In 1973, Badalamenti transitioned into writing for the screen on Gordon's War, directed by Ossie Davis. He followed that up with a score for 1974's Law and Disorder.

He didn't work on another film until Lynch's Blue Velvet, on which he was first hired as Isabella Rossellini's singing coach for the title song. Pleased with his results, Lynch then hired Badalamenti to write torch song "Mysteries of Love" for the film, before ultimately asking him to compose the entire score. Badalamenti also appears in Blue Velvet as the piano player in the club where Rossellini's character performs.

Their long collaboration was also marked by Badalamenti's predilection for visiting set and playing live accompaniment for the actors to help set the mood.

Baldamenti also collaborated with Lynch and singer Julee Cruise on two albums, 1989's Floating Into the Night and 1993's The Voice of Love, and a 1990 avant-garde concert piece called Industrial Symphony No. 1, which also features the talents of Nicolas Cage and Laura Dern. Apart from Cruise, Lynch and Badalamenti also recorded a jazz album, Thought Gang, in the early 1990s.

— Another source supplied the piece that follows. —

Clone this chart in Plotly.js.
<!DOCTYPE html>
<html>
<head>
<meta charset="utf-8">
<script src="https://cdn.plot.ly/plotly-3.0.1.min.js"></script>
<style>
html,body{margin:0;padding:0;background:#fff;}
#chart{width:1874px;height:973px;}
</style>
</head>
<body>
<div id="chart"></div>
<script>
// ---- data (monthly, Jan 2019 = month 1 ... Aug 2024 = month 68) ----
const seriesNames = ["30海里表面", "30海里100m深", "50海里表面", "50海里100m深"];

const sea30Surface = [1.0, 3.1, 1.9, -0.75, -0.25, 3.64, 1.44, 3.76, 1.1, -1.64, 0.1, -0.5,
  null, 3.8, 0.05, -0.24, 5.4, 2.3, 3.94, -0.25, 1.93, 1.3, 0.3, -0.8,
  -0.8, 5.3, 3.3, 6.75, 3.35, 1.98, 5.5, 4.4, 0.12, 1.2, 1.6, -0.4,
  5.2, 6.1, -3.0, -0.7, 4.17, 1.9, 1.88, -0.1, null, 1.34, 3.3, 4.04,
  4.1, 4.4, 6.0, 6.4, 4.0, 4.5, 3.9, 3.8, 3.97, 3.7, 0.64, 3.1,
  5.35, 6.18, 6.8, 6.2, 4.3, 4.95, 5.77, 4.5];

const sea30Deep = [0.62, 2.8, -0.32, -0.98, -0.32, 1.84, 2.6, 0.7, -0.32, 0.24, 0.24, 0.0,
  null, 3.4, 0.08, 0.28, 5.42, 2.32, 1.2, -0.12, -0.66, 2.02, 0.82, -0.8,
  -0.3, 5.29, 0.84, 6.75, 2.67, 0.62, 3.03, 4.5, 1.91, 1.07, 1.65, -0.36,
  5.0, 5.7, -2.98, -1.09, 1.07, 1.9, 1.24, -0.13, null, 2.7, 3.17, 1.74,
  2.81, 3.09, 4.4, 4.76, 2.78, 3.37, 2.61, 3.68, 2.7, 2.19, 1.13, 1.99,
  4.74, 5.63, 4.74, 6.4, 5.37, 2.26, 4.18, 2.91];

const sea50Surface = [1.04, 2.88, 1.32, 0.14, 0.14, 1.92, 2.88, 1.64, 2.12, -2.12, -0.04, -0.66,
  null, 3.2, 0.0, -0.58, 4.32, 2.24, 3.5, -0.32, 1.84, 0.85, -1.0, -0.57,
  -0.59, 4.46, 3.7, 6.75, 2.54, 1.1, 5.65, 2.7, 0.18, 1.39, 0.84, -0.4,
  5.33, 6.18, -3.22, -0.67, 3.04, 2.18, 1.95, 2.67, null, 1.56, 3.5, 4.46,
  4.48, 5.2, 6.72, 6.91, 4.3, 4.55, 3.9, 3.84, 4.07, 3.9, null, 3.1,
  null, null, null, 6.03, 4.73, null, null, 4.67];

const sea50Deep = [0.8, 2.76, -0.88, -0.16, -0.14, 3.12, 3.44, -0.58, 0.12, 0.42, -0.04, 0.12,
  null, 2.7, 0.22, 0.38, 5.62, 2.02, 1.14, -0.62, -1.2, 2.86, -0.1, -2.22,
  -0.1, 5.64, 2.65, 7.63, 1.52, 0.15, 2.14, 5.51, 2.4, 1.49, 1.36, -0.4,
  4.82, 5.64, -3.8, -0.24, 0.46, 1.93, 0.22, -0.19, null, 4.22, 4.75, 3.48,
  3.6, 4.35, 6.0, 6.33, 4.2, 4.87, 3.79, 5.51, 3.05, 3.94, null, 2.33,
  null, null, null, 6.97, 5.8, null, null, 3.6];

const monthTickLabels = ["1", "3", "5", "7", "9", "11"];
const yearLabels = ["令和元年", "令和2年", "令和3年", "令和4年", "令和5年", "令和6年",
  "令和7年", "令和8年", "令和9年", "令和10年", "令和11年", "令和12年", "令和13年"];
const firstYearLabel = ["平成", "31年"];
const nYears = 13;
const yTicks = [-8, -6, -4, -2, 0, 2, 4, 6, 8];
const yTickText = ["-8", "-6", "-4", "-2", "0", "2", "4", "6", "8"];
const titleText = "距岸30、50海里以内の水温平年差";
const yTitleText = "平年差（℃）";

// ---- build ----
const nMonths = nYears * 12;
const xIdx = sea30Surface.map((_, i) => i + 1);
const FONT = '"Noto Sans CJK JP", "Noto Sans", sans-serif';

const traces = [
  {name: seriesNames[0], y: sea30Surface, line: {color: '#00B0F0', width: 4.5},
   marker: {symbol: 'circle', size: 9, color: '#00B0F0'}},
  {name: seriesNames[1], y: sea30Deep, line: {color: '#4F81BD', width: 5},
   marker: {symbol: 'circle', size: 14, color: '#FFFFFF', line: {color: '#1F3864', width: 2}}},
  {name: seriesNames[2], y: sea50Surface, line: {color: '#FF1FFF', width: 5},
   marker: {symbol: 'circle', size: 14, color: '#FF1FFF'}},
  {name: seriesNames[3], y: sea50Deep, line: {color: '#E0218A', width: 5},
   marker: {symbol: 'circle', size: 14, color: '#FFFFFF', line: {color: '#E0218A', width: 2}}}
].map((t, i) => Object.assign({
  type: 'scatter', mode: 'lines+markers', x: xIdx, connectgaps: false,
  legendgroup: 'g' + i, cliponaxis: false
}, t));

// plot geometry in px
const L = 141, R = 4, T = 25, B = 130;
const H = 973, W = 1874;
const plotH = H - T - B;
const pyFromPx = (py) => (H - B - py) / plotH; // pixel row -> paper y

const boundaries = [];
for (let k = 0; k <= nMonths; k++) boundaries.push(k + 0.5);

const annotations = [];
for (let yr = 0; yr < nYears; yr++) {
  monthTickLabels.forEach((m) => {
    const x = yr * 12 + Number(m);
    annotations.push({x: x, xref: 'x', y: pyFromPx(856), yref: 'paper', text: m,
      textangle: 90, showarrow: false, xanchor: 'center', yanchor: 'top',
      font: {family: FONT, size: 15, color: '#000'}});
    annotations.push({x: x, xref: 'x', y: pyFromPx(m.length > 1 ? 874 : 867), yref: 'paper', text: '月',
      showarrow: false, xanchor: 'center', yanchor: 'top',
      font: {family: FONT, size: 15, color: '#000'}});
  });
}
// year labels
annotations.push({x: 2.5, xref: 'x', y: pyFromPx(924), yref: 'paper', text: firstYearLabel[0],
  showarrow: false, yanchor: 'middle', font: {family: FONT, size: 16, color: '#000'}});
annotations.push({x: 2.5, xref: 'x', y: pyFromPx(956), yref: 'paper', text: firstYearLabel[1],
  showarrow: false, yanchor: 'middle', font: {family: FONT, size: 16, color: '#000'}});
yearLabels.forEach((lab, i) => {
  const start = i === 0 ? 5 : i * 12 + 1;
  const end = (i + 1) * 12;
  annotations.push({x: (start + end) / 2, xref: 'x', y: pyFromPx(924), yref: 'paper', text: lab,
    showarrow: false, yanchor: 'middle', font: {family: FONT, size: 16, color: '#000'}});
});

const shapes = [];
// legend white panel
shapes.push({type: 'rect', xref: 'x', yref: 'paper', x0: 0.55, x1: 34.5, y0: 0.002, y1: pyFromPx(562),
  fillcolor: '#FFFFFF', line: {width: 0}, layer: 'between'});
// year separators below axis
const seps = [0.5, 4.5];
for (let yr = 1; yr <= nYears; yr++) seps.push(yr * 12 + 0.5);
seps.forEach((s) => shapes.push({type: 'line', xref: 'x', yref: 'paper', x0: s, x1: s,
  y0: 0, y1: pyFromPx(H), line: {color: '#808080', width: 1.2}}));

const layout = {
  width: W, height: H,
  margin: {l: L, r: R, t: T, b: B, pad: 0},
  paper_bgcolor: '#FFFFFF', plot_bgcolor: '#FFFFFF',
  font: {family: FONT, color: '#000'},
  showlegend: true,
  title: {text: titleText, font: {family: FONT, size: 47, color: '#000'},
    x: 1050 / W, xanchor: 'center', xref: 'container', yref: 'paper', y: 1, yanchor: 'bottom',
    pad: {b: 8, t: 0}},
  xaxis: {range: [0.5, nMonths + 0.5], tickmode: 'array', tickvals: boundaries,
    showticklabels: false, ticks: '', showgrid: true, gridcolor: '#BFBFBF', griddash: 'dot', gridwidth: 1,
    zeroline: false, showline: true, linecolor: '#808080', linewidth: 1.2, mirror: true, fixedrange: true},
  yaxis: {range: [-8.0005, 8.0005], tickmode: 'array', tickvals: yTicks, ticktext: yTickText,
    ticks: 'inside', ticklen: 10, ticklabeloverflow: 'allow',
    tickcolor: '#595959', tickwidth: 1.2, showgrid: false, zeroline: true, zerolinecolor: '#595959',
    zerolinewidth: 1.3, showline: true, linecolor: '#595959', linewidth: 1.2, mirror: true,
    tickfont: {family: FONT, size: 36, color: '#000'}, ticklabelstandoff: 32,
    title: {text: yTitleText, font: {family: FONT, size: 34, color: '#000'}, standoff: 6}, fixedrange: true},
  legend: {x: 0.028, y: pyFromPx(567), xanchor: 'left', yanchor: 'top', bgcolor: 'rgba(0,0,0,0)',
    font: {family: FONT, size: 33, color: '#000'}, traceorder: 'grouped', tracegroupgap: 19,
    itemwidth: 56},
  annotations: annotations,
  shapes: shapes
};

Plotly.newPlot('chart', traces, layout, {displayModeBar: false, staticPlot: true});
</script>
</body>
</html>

He also had another memorable screen role in Mulholland Drive as Lynch's espresso-obsessed gangster Luigi Castigliane.

In addition to his work with Lynch, Badalamenti wrote music for well over 30 screen projects, including Weeds, A Nightmare on Elm Street 3, National Lampoon's Christmas Vacation, The Comfort of Strangers, The City of Lost Children, The Beach, Cabin Fever, Secretary, Dark Water, A Very Long Engagement, and the 2006 remake of The Wicker Man.

One of his final projects was collaborating with Lynch on the score for the 2017 continuation of Twin Peaks.

Badalamenti is survived by his wife, Lonny, an artist whom he married in 1968, and his daughter, Danielle.